Bedform Sedimentology Site: “Bedforms and Cross-Bedding in Animation”

Cross-Bedding, Bedforms, and Paleocurrents

Photographs

Photo of rock or sand showing pertinent structure or structures; see caption below.

FIG. 14.  Structures produced by ripples with a fluctuating positive angle of climb; fluvial beds from the Kayenta Formation (Upper Triassic?) in Zion National Park, Utah.

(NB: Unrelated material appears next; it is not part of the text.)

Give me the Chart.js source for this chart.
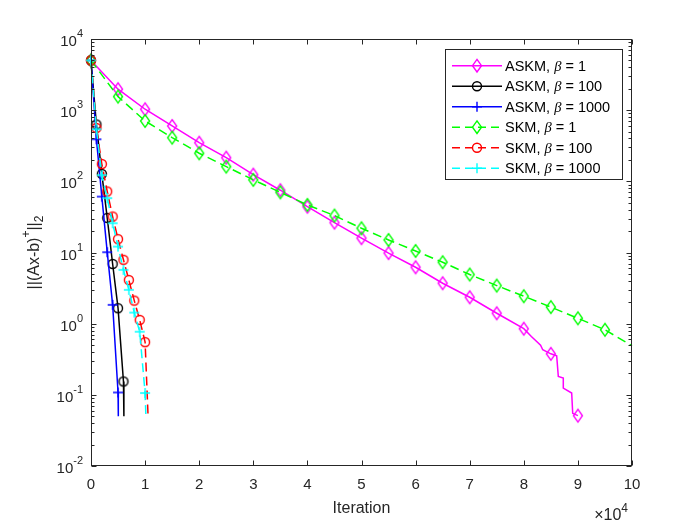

RECOGNITION: This photograph shows approximately a dozen cycles of fluctuating angle of climb.  Ripple foresets are visible at many locations on the right side of the photograph (small arrow) and indicate that the direction of ripple migration was from right to left.  As illustrated by the computer-generated version of this structure (FIG. 13), increases in the rate of deposition relative to the rate of bedform migration cause the ripples to climb more steeply and to deposit thicker cross-laminated beds; decreases in the angle of climb produce thinner cross-laminated beds with bounding surfaces that more nearly parallel the generalized depositional surface.  The generalized depositional surface (indicated by planes along which adjacent ripples simultaneously changed their angle of climb) dipped toward the left and steepened during deposition of the cyclic beds.  One of the many depositional surfaces recognizable by a change in angle of climb is indicated by the large arrow at the right.